Une déclaration finalede circontance a été discutée la veille, puis pendant la dernière étape du trajet, avec quelques échanges en cours de route ou aux pauses pour finir de s’accorder sur les mots. Au milieu du banquet, 5 personnes montent côte à cote sur un banc et se passent tour à tour à la parole pour revenir sur les forces multiples du mouvement qui ont rendu ce convoi possible. Elles parlent des raisons qui nous ont menées jusqu’ici, du chemin parcouru, de l’accueil inoubliable des comités. Puis la voix d’un paysan qui est venu en tracteur emplit la place et clôt notre prise de parole sous les hourras :

« C’est le 16 novembre 2015, depuis Versailles, que le sénat et le parlement réunis ont décidé de prolonger de 3 mois l’Etat d’urgence sous lequel nous vivons aujourd’hui. C’est au titre de l’Etat d’urgence qu’il a multiplié les interdictions de manifestation, les perquisitions ou les assignations à résidence de personnes qui préparaient notre accueil à Paris. Mais ces mesures liberticides ne pourront étouffer les voix de tous ceux qui considèrent que les logiques économiques et politiques actuelles nous mènent droit dans le mur.

En 1871, Les versaillais avaient écrasé la Commune de paris. Les zads sont aujourd’hui comme autant de nouvelles communes libres. Et nous affirmons ici que ces communes ne se laisseront plus expulser. Nous avons contenus les troupes policières à l’automne 2012, et avons mis en défaite les politiciens pro-aéroport.

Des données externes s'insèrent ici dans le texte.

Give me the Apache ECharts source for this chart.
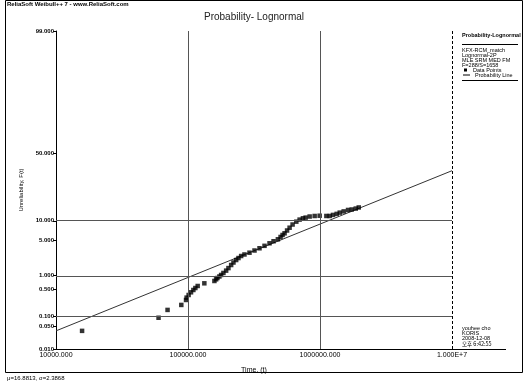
<!DOCTYPE html>
<html>
<head>
<meta charset="utf-8">
<script src="https://cdn.jsdelivr.net/npm/echarts@6/dist/echarts.min.js"></script>
<style>
  html, body { margin: 0; padding: 0; background: #fff; }
  #chart { width: 527px; height: 381px; }
</style>
</head>
<body>
<div id="chart"></div>
<script>
// 失效数据点：时间 (t) 与不可靠度 F(t) %
const pointTimes = [
  15760, 59830, 70000, 88970, 96610, 97630, 101100, 105400, 109800, 113700,
  118400, 133000, 158500, 163300, 167000, 172900, 178200, 185500, 194500, 202500,
  212300, 221000, 231700, 241200, 252700, 267800, 292300, 319000, 348100, 379900,
  414600, 444700, 479600, 502500, 520400, 539000, 563100, 588400, 620000, 661600,
  700700, 742300, 778200, 834900, 911000, 994000, 1117500, 1184000, 1254000, 1338000,
  1411000, 1512000, 1631000, 1740000, 1866000, 1966000
]
const pointUnrel = [
  0.037, 0.089, 0.146, 0.198, 0.266, 0.305, 0.355, 0.413, 0.470, 0.524,
  0.585, 0.675, 0.763, 0.833, 0.891, 0.963, 1.04, 1.15, 1.29, 1.46,
  1.69, 1.90, 2.13, 2.33, 2.55, 2.73, 2.95, 3.24, 3.56, 3.94,
  4.37, 4.74, 5.12, 5.60, 6.04, 6.43, 7.13, 7.88, 8.81, 9.71,
  10.4, 10.85, 11.1, 11.5, 11.7, 11.8, 11.7, 11.7, 12.1, 12.5,
  13.0, 13.5, 14.1, 14.3, 14.7, 15.2
]
// 概率线两端
const lineTimes = [10000, 10000000]
const lineUnrel = [0.037, 37.1]

// 刻度
const yTickValues = [99, 50, 10, 5, 1, 0.5, 0.1, 0.05, 0.01]
const yTickLabels = ['99.000', '50.000', '10.000', '5.000', '1.000', '0.500', '0.100', '0.050', '0.010']
const xTickValues = [10000, 100000, 1000000, 10000000]
const xTickLabels = ['10000.000', '100000.000', '1000000.000', '1.000E+7']
const gridUnrel = [10, 1, 0.1]
const gridTimes = [100000, 1000000]

const FONT = "'Liberation Sans', sans-serif"
const FONT_KR = "'Noto Sans CJK KR', 'Liberation Sans', sans-serif"

/* 正态分布逆函数 (Acklam) */
function probit(p) {
  const a = [-39.69683028665376, 220.9460984245205, -275.9285104469687, 138.3577518672690, -30.66479806614716, 2.506628277459239]
  const b = [-54.47609879822406, 161.5858368580409, -155.6989798598866, 66.80131188771972, -13.28068155288572]
  const c = [-0.007784894002430293, -0.3223964580411365, -2.400758277161838, -2.549732539343734, 4.374664141464968, 2.938163982698783]
  const d = [0.007784695709041462, 0.3224671290700398, 2.445134137142996, 3.754408661907416]
  const pl = 0.02425
  let q, r
  if (p < pl) {
    q = Math.sqrt(-2 * Math.log(p))
    return (((((c[0] * q + c[1]) * q + c[2]) * q + c[3]) * q + c[4]) * q + c[5]) /
      ((((d[0] * q + d[1]) * q + d[2]) * q + d[3]) * q + 1)
  }
  if (p > 1 - pl) {
    q = Math.sqrt(-2 * Math.log(1 - p))
    return -(((((c[0] * q + c[1]) * q + c[2]) * q + c[3]) * q + c[4]) * q + c[5]) /
      ((((d[0] * q + d[1]) * q + d[2]) * q + d[3]) * q + 1)
  }
  q = p - 0.5
  r = q * q
  return (((((a[0] * r + a[1]) * r + a[2]) * r + a[3]) * r + a[4]) * r + a[5]) * q /
    (((((b[0] * r + b[1]) * r + b[2]) * r + b[3]) * r + b[4]) * r + 1)
}
const z = f => probit(f / 100) // 百分比 -> 概率坐标

const yTickZ = yTickValues.map(z)
const yLabel = v => {
  let best = 0
  yTickZ.forEach((t, i) => { if (Math.abs(t - v) < Math.abs(yTickZ[best] - v)) best = i })
  return yTickLabels[best]
}
const xLabel = v => {
  const i = xTickValues.findIndex(t => Math.abs(Math.log10(t) - Math.log10(v)) < 1e-6)
  return i < 0 ? '' : xTickLabels[i]
}

const txt = (x, y, text, style) => ({
  type: 'text', x, y, silent: true,
  style: Object.assign({ text, fontFamily: FONT, fontSize: 6, fill: '#000', textVerticalAlign: 'middle' }, style)
})
const hline = (x1, x2, y, color) => ({
  type: 'line', silent: true,
  shape: { x1, y1: y, x2, y2: y },
  style: { stroke: color || '#000', lineWidth: 1 }
})

const chart = echarts.init(document.getElementById('chart'))

chart.setOption({
  backgroundColor: '#fff',
  animation: false,
  grid: { left: 56, right: 75, top: 31, bottom: 32 },
  xAxis: {
    type: 'log', logBase: 10, min: 10000, max: 10000000,
    axisLine: { show: true, onZero: false, lineStyle: { color: '#000', width: 1 } },
    axisTick: { show: false },
    axisLabel: { customValues: xTickValues, formatter: xLabel, fontFamily: FONT, fontSize: 7, color: '#000', margin: 3 },
    splitLine: { show: false },
    name: 'Time, (t)', nameLocation: 'middle', nameGap: 18,
    nameTextStyle: { fontFamily: FONT, fontSize: 7, color: '#000' }
  },
  yAxis: {
    type: 'value', min: z(0.01), max: z(99),
    axisLine: { show: true, onZero: false, lineStyle: { color: '#000', width: 1 } },
    axisTick: { show: true, length: 3, customValues: yTickZ, lineStyle: { color: '#000' } },
    axisLabel: { customValues: yTickZ, formatter: yLabel, fontFamily: FONT, fontSize: 6, fontWeight: 'bold', color: '#000', margin: 2 },
    splitLine: { show: false },
    name: 'Unreliability, F(t)', nameLocation: 'middle', nameGap: 32,
    nameTextStyle: { fontFamily: FONT, fontSize: 6, color: '#000' }
  },
  series: [
    {
      name: 'Probability Line',
      type: 'line',
      data: lineTimes.map((t, i) => [t, z(lineUnrel[i])]),
      showSymbol: false,
      lineStyle: { color: '#333', width: 1 },
      silent: true,
      z: 3,
      markLine: {
        silent: true,
        symbol: 'none',
        label: { show: false },
        lineStyle: { color: '#555', width: 1, type: 'solid' },
        data: [
          ...gridUnrel.map(v => ({ yAxis: z(v) })),
          ...gridTimes.map(t => ({ xAxis: t })),
          { yAxis: z(99), lineStyle: { color: '#000' } },
          { xAxis: 10000000, lineStyle: { color: '#000', type: [3, 2] } }
        ]
      }
    },
    {
      name: 'Data Points',
      type: 'scatter',
      data: pointTimes.map((t, i) => [t, z(pointUnrel[i])]),
      symbol: 'rect',
      symbolSize: 4.5,
      itemStyle: { color: '#000' },
      silent: true,
      z: 4
    }
  ],
  graphic: [
    { type: 'rect', silent: true, shape: { x: 5.5, y: 0.5, width: 517, height: 372 }, style: { fill: null, stroke: '#000', lineWidth: 1 } },
    txt(7, 4, 'ReliaSoft Weibull++ 7 - www.ReliaSoft.com', { fontWeight: 'bold' }),
    txt(254, 17, 'Probability- Lognormal', { fontSize: 10, fill: '#222', textAlign: 'center' }),
    // 图例
    txt(462, 35, 'Probability-Lognormal', { fontSize: 5.5, fontWeight: 'bold' }),
    hline(462, 518, 44.5),
    txt(462, 50, 'KFX-RCM_match', { fontSize: 5.5 }),
    txt(462, 55, 'Lognormal-2P', { fontSize: 5.5 }),
    txt(462, 60, 'MLE SRM MED FM', { fontSize: 5.5 }),
    txt(462, 65, 'F=288/S=1658', { fontSize: 5.5 }),
    { type: 'rect', silent: true, shape: { x: 464, y: 68.5, width: 3, height: 3 }, style: { fill: '#000' } },
    txt(473, 70, 'Data Points', { fontSize: 5.5 }),
    hline(463, 470, 75),
    txt(475, 75, 'Probability Line', { fontSize: 5.5 }),
    hline(462, 518, 80.5),
    // 用户信息
    txt(462, 328, 'youhee cho', { fontSize: 5.5 }),
    txt(462, 333, 'KORIS', { fontSize: 5.5 }),
    txt(462, 338, '2008-12-08', { fontSize: 5.5 }),
    txt(462, 343.5, '오후 6:42:55', { fontSize: 5.5, fontFamily: FONT_KR }),
    hline(452, 506, 349.5),
    txt(7, 378, 'μ=16.8813, σ=2.3868', { fontSize: 6 })
  ]
})
</script>
</body>
</html>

Nous les mettrons en défaite une nouvelle fois s’ils s’entêtaient à revenir dans le bocage de notre dame des landes. Il n’y aura pas d’aéroport, la zad continuera à fleurir.

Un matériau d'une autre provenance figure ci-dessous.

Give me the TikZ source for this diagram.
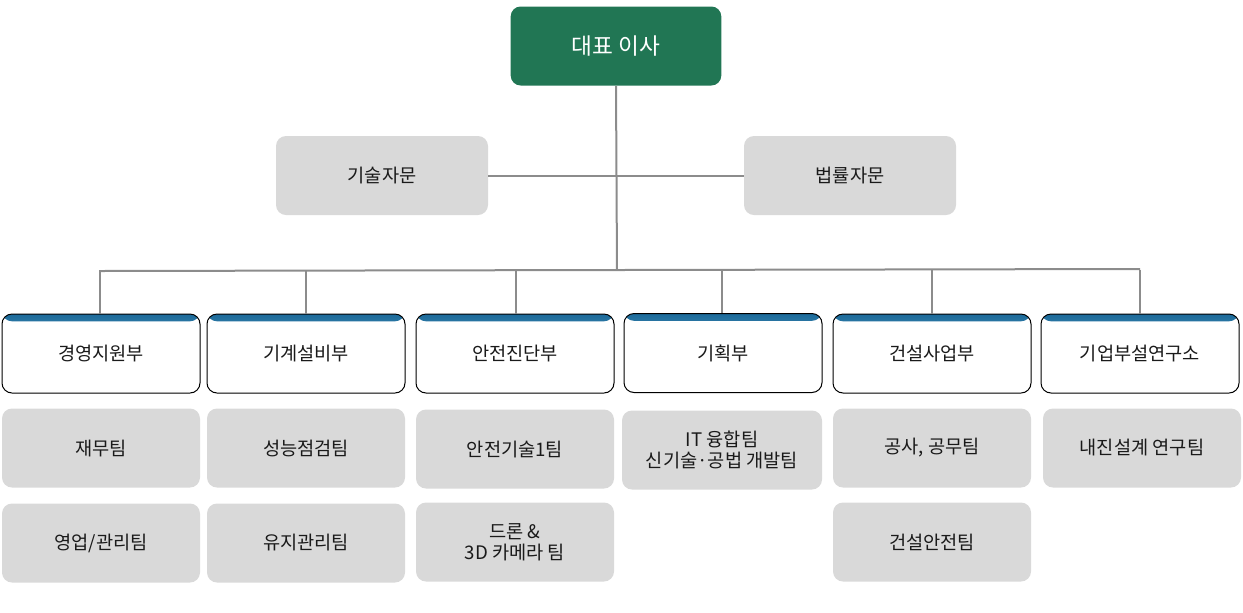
\documentclass[tikz,border=0pt]{standalone}
\usepackage{fontspec}
\setmainfont{Noto Sans CJK KR}
\definecolor{ceogreen}{HTML}{217654}
\definecolor{boxgray}{HTML}{D9D9D9}
\definecolor{linegray}{HTML}{8C8C8C}
\definecolor{stripdark}{HTML}{1B6A9A}
\definecolor{striplight}{HTML}{A8DDF0}
\definecolor{txt}{HTML}{1A1A1A}
\begin{document}
\begin{tikzpicture}[x=0.75pt,y=-0.75pt,
  base/.style={rounded corners=7.5pt,minimum width=148.5pt,minimum height=59.25pt,align=center,font=\fontsize{14pt}{16pt}\selectfont,text=txt,inner sep=2pt},
  ceobox/.style={base,fill=ceogreen,text=white,minimum width=158pt,font=\fontsize{17pt}{19pt}\selectfont},
  advbox/.style={base,fill=boxgray,minimum width=159pt},
  teambox/.style={base,fill=boxgray},
  deptbox/.style={base,draw=black,line width=0.75pt,fill=white,
    path picture={\shade[top color=stripdark,bottom color=striplight]
      (path picture bounding box.north west) rectangle ([yshift=-5.5pt]path picture bounding box.north east);}},
  conn/.style={draw=linegray,line width=1.5pt}]
\useasboundingbox (0,0) rectangle (1243,612);
% top
\node[ceobox] (ceo) at (616,46) {대표 이사};
\node[advbox] (adv1) at (382,175.5) {기술자문};
\node[advbox] (adv2) at (850,175.5) {법률자문};
% departments
\node[deptbox] (d1) at (101,353.5) {경영지원부};
\node[deptbox] (d2) at (306,353.5) {기계설비부};
\node[deptbox] (d3) at (515,353.5) {안전진단부};
\node[deptbox] (d4) at (723,353) {기획부};
\node[deptbox] (d5) at (932,353.5) {건설사업부};
\node[deptbox] (d6) at (1140,353.5) {기업부설연구소};
% teams
\node[teambox] (t11) at (101,448) {재무팀};
\node[teambox] (t12) at (101,543) {영업/관리팀};
\node[teambox] (t21) at (306,448) {성능점검팀};
\node[teambox] (t22) at (306,543) {유지관리팀};
\node[teambox] (t31) at (515,449) {안전기술1팀};
\node[teambox] (t32) at (515,542) {드론 \&\\3D 카메라 팀};
\node[teambox,minimum width=150pt] (t41) at (722,450) {IT 융합팀\\신기술·공법 개발팀};
\node[teambox] (t51) at (932,448) {공사, 공무팀};
\node[teambox] (t52) at (932,542) {건설안전팀};
\node[teambox] (t61) at (1142,448) {내진설계 연구팀};
% connectors
\coordinate (busL) at (100,271);
\coordinate (busR) at (1140,269);
\coordinate (busM) at (617,270);
\draw[conn] (ceo.south) -- (busM);
\draw[conn] (adv1.east) -- (adv2.west);
\draw[conn] (busL) -- (busR);
\foreach \d/\x in {d1/100,d2/306,d3/516,d4/722,d5/932,d6/1140}{
  \draw[conn] (\x,270) -- (\d.north -| \x,270);
}
\end{tikzpicture}
\end{document}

C’est à l’été 1973 pendant le premier grand rassemblement de la lutte du larzac que Bernard Lambert, figure des paysans-travailleurs a déclaré « les paysans ne seront plus jamais des versaillais ». Avec les paysans venus de la zad nous sommes fiers aujourd’hui de faire résonner de nouveau ce message ici-même.

Ce banquet n’est que le point final des convois. Il se veux un appel à continuer les luttes de terrain, à Paris comme ailleurs, dans les semaines, mois et années à venir. »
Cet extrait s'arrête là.